I need a little help with Matlab code for the method mentioned in this paper for computing the inverse of the matrix.
In this paper, the author presented scaled Newton iteration given by $X_{k+1} = \alpha_{k+1}(2I - X_{k}A)X_{k}, k = 0, 1, 2, \ldots$ for a given matrix $A$.
Initial approximation $X_{0} = \alpha_{0}A^t$ , $\alpha_{0} = \frac{2}{\sigma_{\min}+\sigma_{\max}}$ , $\sigma_{\min}$, $\sigma_{\max}$ are the the minimum and maximum singular values of the matrix $A$.
$\alpha_{k+1} = \frac{2}{1+(2 - \rho_{k} )\rho_{k}}$
$\rho_{0} = \alpha_{0} \sigma_{\min}$
$\rho_{k+1} = \alpha_{k+1} (2 - \rho _{k} )\rho_{k} $
Here is the algorithm that I want to implement in Matlab.

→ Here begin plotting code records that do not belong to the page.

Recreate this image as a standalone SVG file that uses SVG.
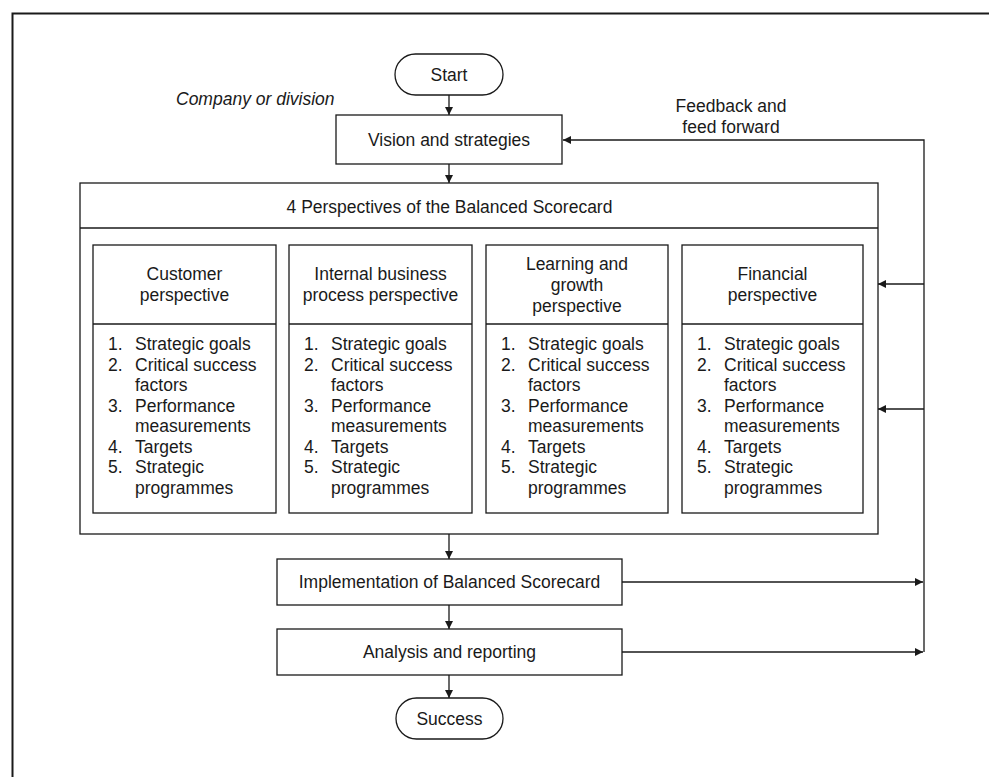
<svg xmlns="http://www.w3.org/2000/svg" width="989" height="777" viewBox="0 0 989 777">
<defs>
<style>
.s{fill:#fff;stroke:#1a1a1a;stroke-width:1.3}
.t{font-family:"Liberation Sans",Arial,sans-serif;font-size:17.5px;fill:#1a1a1a}
.c{text-anchor:middle}
.l{fill:none;stroke:#1a1a1a;stroke-width:1.3}
</style>
<marker id="ah" viewBox="0 0 10 10" refX="10" refY="5" markerWidth="8" markerHeight="8" markerUnits="userSpaceOnUse" orient="auto">
<path d="M0,0 L10,5 L0,10 z" fill="#1a1a1a"/>
</marker>
</defs>
<rect width="989" height="777" fill="#fff"/>
<path d="M12.5,777 V13.5 H989" fill="none" stroke="#1a1a1a" stroke-width="2"/>

<text class="t" x="176" y="105" font-style="italic">Company or division</text>
<text class="t c" x="731" y="112">Feedback and</text>
<text class="t c" x="731" y="133">feed forward</text>

<g id="connectors">
<line class="l" x1="449" y1="95" x2="449" y2="115" marker-end="url(#ah)"/>
<line class="l" x1="449" y1="164" x2="449" y2="183" marker-end="url(#ah)"/>
<line class="l" x1="449" y1="534" x2="449" y2="559" marker-end="url(#ah)"/>
<line class="l" x1="449" y1="605" x2="449" y2="629" marker-end="url(#ah)"/>
<line class="l" x1="449" y1="675" x2="449" y2="698" marker-end="url(#ah)"/>
<line class="l" x1="622" y1="582" x2="923" y2="582" marker-end="url(#ah)"/>
<line class="l" x1="622" y1="652" x2="923" y2="652" marker-end="url(#ah)"/>
<polyline class="l" points="924,652 924,140 563,140" marker-end="url(#ah)"/>
<line class="l" x1="924" y1="284" x2="878" y2="284" marker-end="url(#ah)"/>
<line class="l" x1="924" y1="409" x2="878" y2="409" marker-end="url(#ah)"/>
</g>

<g id="start">
<rect class="s" x="395" y="54" width="108" height="41" rx="20.5"/>
<text class="t c" x="449" y="81">Start</text>
</g>

<g id="vision">
<rect class="s" x="336" y="115" width="226" height="49"/>
<text class="t c" x="449" y="146">Vision and strategies</text>
</g>

<g id="perspectives">
<rect class="s" x="80" y="183" width="798" height="351"/>
<line class="l" x1="80" y1="228" x2="878" y2="228"/>
<text class="t c" x="449.5" y="213">4 Perspectives of the Balanced Scorecard</text>
</g>

<g id="customer">
<rect class="s" x="93" y="245" width="183" height="268"/>
<line class="l" x1="93" y1="324" x2="276" y2="324"/>
<text class="t c" x="184.5" y="280">Customer</text>
<text class="t c" x="184.5" y="301">perspective</text>
<g class="t">
<text x="108" y="350">1.</text><text x="135" y="350">Strategic goals</text>
<text x="108" y="370.5">2.</text><text x="135" y="370.5">Critical success</text>
<text x="135" y="391">factors</text>
<text x="108" y="411.5">3.</text><text x="135" y="411.5">Performance</text>
<text x="135" y="432">measurements</text>
<text x="108" y="452.5">4.</text><text x="135" y="452.5">Targets</text>
<text x="108" y="473">5.</text><text x="135" y="473">Strategic</text>
<text x="135" y="493.5">programmes</text>
</g>
</g>

<g id="internal">
<rect class="s" x="289" y="245" width="183" height="268"/>
<line class="l" x1="289" y1="324" x2="472" y2="324"/>
<text class="t c" x="380.5" y="280">Internal business</text>
<text class="t c" x="380.5" y="301">process perspective</text>
<g class="t">
<text x="304" y="350">1.</text><text x="331" y="350">Strategic goals</text>
<text x="304" y="370.5">2.</text><text x="331" y="370.5">Critical success</text>
<text x="331" y="391">factors</text>
<text x="304" y="411.5">3.</text><text x="331" y="411.5">Performance</text>
<text x="331" y="432">measurements</text>
<text x="304" y="452.5">4.</text><text x="331" y="452.5">Targets</text>
<text x="304" y="473">5.</text><text x="331" y="473">Strategic</text>
<text x="331" y="493.5">programmes</text>
</g>
</g>

<g id="learning">
<rect class="s" x="486" y="245" width="182" height="268"/>
<line class="l" x1="486" y1="324" x2="668" y2="324"/>
<text class="t c" x="577" y="270">Learning and</text>
<text class="t c" x="577" y="291">growth</text>
<text class="t c" x="577" y="312">perspective</text>
<g class="t">
<text x="501" y="350">1.</text><text x="528" y="350">Strategic goals</text>
<text x="501" y="370.5">2.</text><text x="528" y="370.5">Critical success</text>
<text x="528" y="391">factors</text>
<text x="501" y="411.5">3.</text><text x="528" y="411.5">Performance</text>
<text x="528" y="432">measurements</text>
<text x="501" y="452.5">4.</text><text x="528" y="452.5">Targets</text>
<text x="501" y="473">5.</text><text x="528" y="473">Strategic</text>
<text x="528" y="493.5">programmes</text>
</g>
</g>

<g id="financial">
<rect class="s" x="682" y="245" width="181" height="268"/>
<line class="l" x1="682" y1="324" x2="863" y2="324"/>
<text class="t c" x="772.5" y="280">Financial</text>
<text class="t c" x="772.5" y="301">perspective</text>
<g class="t">
<text x="697" y="350">1.</text><text x="724" y="350">Strategic goals</text>
<text x="697" y="370.5">2.</text><text x="724" y="370.5">Critical success</text>
<text x="724" y="391">factors</text>
<text x="697" y="411.5">3.</text><text x="724" y="411.5">Performance</text>
<text x="724" y="432">measurements</text>
<text x="697" y="452.5">4.</text><text x="724" y="452.5">Targets</text>
<text x="697" y="473">5.</text><text x="724" y="473">Strategic</text>
<text x="724" y="493.5">programmes</text>
</g>
</g>

<g id="implementation">
<rect class="s" x="277" y="559" width="345" height="46"/>
<text class="t c" x="449.5" y="588">Implementation of Balanced Scorecard</text>
</g>

<g id="analysis">
<rect class="s" x="277" y="629" width="345" height="46"/>
<text class="t c" x="449.5" y="658">Analysis and reporting</text>
</g>

<g id="success">
<rect class="s" x="396" y="698" width="107" height="41" rx="20.5"/>
<text class="t c" x="449.5" y="725">Success</text>
</g>
</svg>
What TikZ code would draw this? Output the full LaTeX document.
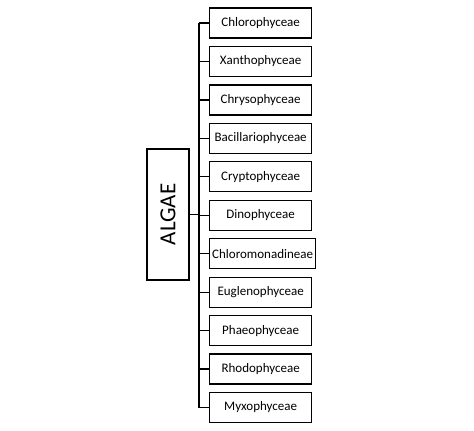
\documentclass[tikz,border=0pt]{standalone}
\usepackage{fontspec}
\setmainfont{Carlito}
\begin{document}
\begin{tikzpicture}[x=1pt,y=-1pt,
  cls/.style={draw,line width=1.3pt,minimum height=30pt,inner sep=0.5pt,anchor=west,font=\fontsize{13}{15}\selectfont},
  link/.style={line width=1.3pt}]
\useasboundingbox (0,0) rectangle (474,431);
\node[draw,line width=1.3pt,minimum width=42pt,minimum height=131pt,inner sep=0pt] (algae) at (168,214.5) {};
\node[rotate=90,font=\fontsize{23}{26}\selectfont] (algaetxt) at (algae.center) {ALGAE};
\foreach \t/\w [count=\i from 0] in {Chlorophyceae/102,Xanthophyceae/102,Chrysophyceae/102,Bacillariophyceae/102,Cryptophyceae/102,Dinophyceae/102,Chloromonadineae/106,Euglenophyceae/102,Phaeophyceae/102,Rhodophyceae/102,Myxophyceae/102}{
  \node[cls,minimum width=\w pt] (b\i) at (209,{23+38.45*\i}) {\t};
  \draw[link] (b\i.west) -- ++(-10,0) coordinate (t\i);
}
\draw[link] (t0) -- (t10);
\draw[link] (algae.east) -- (algae.east -| t0);
\end{tikzpicture}
\end{document}
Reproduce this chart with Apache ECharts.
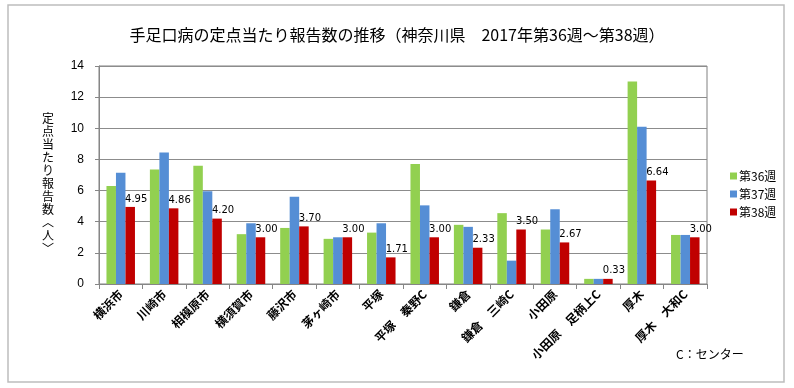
<!DOCTYPE html>
<html>
<head>
<meta charset="utf-8">
<script src="https://cdn.jsdelivr.net/npm/echarts@6/dist/echarts.min.js"></script>
<style>html,body{margin:0;padding:0;background:#fff}#c{width:794px;height:388px}</style>
</head>
<body>
<div id="c"></div>
<script>
const categories = ['横浜市','川崎市','相模原市','横須賀市','藤沢市','茅ヶ崎市','平塚','平塚　秦野C','鎌倉','鎌倉　三崎C','小田原','小田原　足柄上C','厚木','厚木　大和C'];
const week36 = [6.3, 7.35, 7.6, 3.2, 3.6, 2.9, 3.3, 7.7, 3.8, 4.55, 3.5, 0.33, 13.0, 3.15];
const week37 = [7.15, 8.45, 5.95, 3.9, 5.6, 3.0, 3.9, 5.05, 3.67, 1.5, 4.8, 0.33, 10.1, 3.15];
const week38 = [4.95, 4.86, 4.20, 3.00, 3.70, 3.00, 1.71, 3.00, 2.33, 3.50, 2.67, 0.33, 6.64, 3.00];
const seriesNames = ['第36週','第37週','第38週'];
const yTicks = {min: 0, max: 14, interval: 2};
const titleText = '手足口病の定点当たり報告数の推移（神奈川県　2017年第36週～第38週）';
const yName = ['定','点','当','た','り','報','告','数','︿','人','﹀'];
const noteText = 'C：センター';

const jp = '"Noto Sans CJK JP", sans-serif';
const chart = echarts.init(document.getElementById('c'), null, {renderer: 'canvas'});
const barBase = {type: 'bar', barWidth: 9.5, barGap: '0%'};
chart.setOption({
  animation: false,
  backgroundColor: '#fff',
  title: {
    text: titleText, left: 'center', top: 22,
    textStyle: {fontFamily: jp, fontSize: 16, fontWeight: 'normal', color: '#000'}
  },
  grid: {left: 99, right: 87, top: 66, bottom: 104, show: true, borderColor: '#808080', borderWidth: 1},
  legend: {
    orient: 'vertical', left: 725, top: 165, itemWidth: 7, itemHeight: 7, itemGap: 6, icon: 'rect',
    textStyle: {fontFamily: jp, fontSize: 12, color: '#000', padding: [0,0,0,-3]},
    data: seriesNames
  },
  xAxis: {
    type: 'category', data: categories,
    axisLine: {lineStyle: {color: '#868686'}},
    axisTick: {show: true, length: 5, lineStyle: {color: '#868686'}},
    axisLabel: {rotate: 45, interval: 0, fontFamily: jp, fontSize: 12, color: '#000', margin: 8, fontWeight: 'bold'}
  },
  yAxis: {
    type: 'value', min: yTicks.min, max: yTicks.max, interval: yTicks.interval,
    axisLine: {show: true, lineStyle: {color: '#868686'}},
    axisTick: {show: true, length: 4, lineStyle: {color: '#868686'}},
    axisLabel: {fontFamily: '"Liberation Sans", Arial, sans-serif', fontSize: 12, color: '#000', margin: 15},
    splitLine: {lineStyle: {color: '#8c8c8c'}}
  },
  series: [
    Object.assign({}, barBase, {name: seriesNames[0], data: week36, itemStyle: {color: '#92D050'}}),
    Object.assign({}, barBase, {name: seriesNames[1], data: week37, itemStyle: {color: '#558ED5'}}),
    Object.assign({}, barBase, {name: seriesNames[2], data: week38, itemStyle: {color: '#C00000'},
      label: {show: true, position: 'top', distance: 2, offset: [6, -1],
        formatter: p => p.value.toFixed(2),
        fontFamily: '"DejaVu Sans", sans-serif', fontSize: 10, color: '#000'}})
  ],
  graphic: [
    {type: 'rect', shape: {x: 8, y: 5, width: 776, height: 377}, style: {fill: 'none', stroke: '#bdbdbd', lineWidth: 1.5}, silent: true},
    {type: 'text', left: 42, top: 112, style: {text: yName.join('\n'), fontFamily: jp, fontSize: 12, lineHeight: 13, fill: '#000', align: 'center'}},
    {type: 'text', left: 676, top: 348, style: {text: noteText, fontFamily: jp, fontSize: 12, fill: '#000'}}
  ]
});
</script>
</body>
</html>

- Find singular values $\sigma_1 \geq \sigma_2\ldots \geq\sigma_{r}$ of $A$
- $\alpha_{0} = \frac{2}{\sigma_{r}^{2}+\sigma_{1}^2}$
- $\rho_{0} = \alpha_{0} \sigma_{r}$
- $X_{0} = \alpha_{0}A^t$
- for $k = 1, 2\ldots\quad$: $\alpha_k = \frac{2}{[1 + (2 - \rho_{k-1})\rho_{k-1}]}$
- $X_{k} = \alpha_{k}(2I - X_{k-1}A)X_{k-1}$
- $\rho_{k} = \alpha_{k} (2 - \rho_{k-1})\rho_{k-1}$
Here is the matlab code that I have made
A = rand(5); % given matrix
svds = svd(A) % singular value of the matrix A
s = min(svds) %smallest singular value
s1 = max(svds) %lsrgest singular value
s2 = s^2 + s1^2
alpha0 = 2/s2 %alphazero
rho0 = alpha0 *s
x0 = alpha0*A'; %initial approximation
I = eye(5)
iter = 0
for i = 1:20
a1 = 2/(1 + (2 - rho0)*rho0)
g1 = x0+x0*(I - A*x0);
x1 = a1*(g1); % approximation of inverse
rho1 = a1*(2*rh0 -rh0*rh0 )
x0 = g1;
rho0 = rho1
iter = iter +1
end
This code gives the correct result. But after few iterations, the values of rho1 and a1 coincide and become 1 and, hence, it is taking an equal number of iterations compared to the classical Newton iteration. While it should take less number of iterations as mentioned in the paper. I want to know where I am wrong.